## GOAL
Retype the material word for word.

>> Start SUPPLIED DATA

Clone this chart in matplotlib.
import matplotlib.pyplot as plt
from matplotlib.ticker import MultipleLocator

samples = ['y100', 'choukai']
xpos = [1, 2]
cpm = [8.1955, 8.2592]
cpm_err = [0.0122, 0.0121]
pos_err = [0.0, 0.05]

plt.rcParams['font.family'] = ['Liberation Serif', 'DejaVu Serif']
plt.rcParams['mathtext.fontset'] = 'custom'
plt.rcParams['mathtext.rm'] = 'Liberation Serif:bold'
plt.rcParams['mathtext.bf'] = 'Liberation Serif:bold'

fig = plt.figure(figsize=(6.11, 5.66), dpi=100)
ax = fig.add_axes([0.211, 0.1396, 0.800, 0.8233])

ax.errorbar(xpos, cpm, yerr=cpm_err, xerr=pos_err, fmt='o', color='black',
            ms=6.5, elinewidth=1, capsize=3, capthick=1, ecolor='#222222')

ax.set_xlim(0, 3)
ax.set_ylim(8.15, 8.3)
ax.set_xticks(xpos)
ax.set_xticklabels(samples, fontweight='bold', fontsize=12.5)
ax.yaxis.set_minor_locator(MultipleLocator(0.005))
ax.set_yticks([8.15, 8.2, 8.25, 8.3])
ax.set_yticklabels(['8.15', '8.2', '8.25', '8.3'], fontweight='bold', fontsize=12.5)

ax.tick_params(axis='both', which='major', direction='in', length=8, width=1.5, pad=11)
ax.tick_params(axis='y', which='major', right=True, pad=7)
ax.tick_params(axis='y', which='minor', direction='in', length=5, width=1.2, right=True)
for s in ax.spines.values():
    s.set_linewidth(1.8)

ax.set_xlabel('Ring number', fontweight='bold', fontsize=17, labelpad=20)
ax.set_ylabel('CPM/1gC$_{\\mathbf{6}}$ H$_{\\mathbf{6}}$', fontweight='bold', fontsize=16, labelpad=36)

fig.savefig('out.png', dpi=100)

>> End SUPPLIED DATA

## PROBLEM SOLUTION
Clone this chart in matplotlib.
import matplotlib.pyplot as plt
from matplotlib.ticker import MultipleLocator

samples = ['y100', 'choukai']
xpos = [1, 2]
cpm = [8.1955, 8.2592]
cpm_err = [0.0122, 0.0121]
pos_err = [0.0, 0.05]

plt.rcParams['font.family'] = ['Liberation Serif', 'DejaVu Serif']
plt.rcParams['mathtext.fontset'] = 'custom'
plt.rcParams['mathtext.rm'] = 'Liberation Serif:bold'
plt.rcParams['mathtext.bf'] = 'Liberation Serif:bold'

fig = plt.figure(figsize=(6.11, 5.66), dpi=100)
ax = fig.add_axes([0.211, 0.1396, 0.800, 0.8233])

ax.errorbar(xpos, cpm, yerr=cpm_err, xerr=pos_err, fmt='o', color='black',
            ms=6.5, elinewidth=1, capsize=3, capthick=1, ecolor='#222222')

ax.set_xlim(0, 3)
ax.set_ylim(8.15, 8.3)
ax.set_xticks(xpos)
ax.set_xticklabels(samples, fontweight='bold', fontsize=12.5)
ax.yaxis.set_minor_locator(MultipleLocator(0.005))
ax.set_yticks([8.15, 8.2, 8.25, 8.3])
ax.set_yticklabels(['8.15', '8.2', '8.25', '8.3'], fontweight='bold', fontsize=12.5)

ax.tick_params(axis='both', which='major', direction='in', length=8, width=1.5, pad=11)
ax.tick_params(axis='y', which='major', right=True, pad=7)
ax.tick_params(axis='y', which='minor', direction='in', length=5, width=1.2, right=True)
for s in ax.spines.values():
    s.set_linewidth(1.8)

ax.set_xlabel('Ring number', fontweight='bold', fontsize=17, labelpad=20)
ax.set_ylabel('CPM/1gC$_{\\mathbf{6}}$ H$_{\\mathbf{6}}$', fontweight='bold', fontsize=16, labelpad=36)

fig.savefig('out.png', dpi=100)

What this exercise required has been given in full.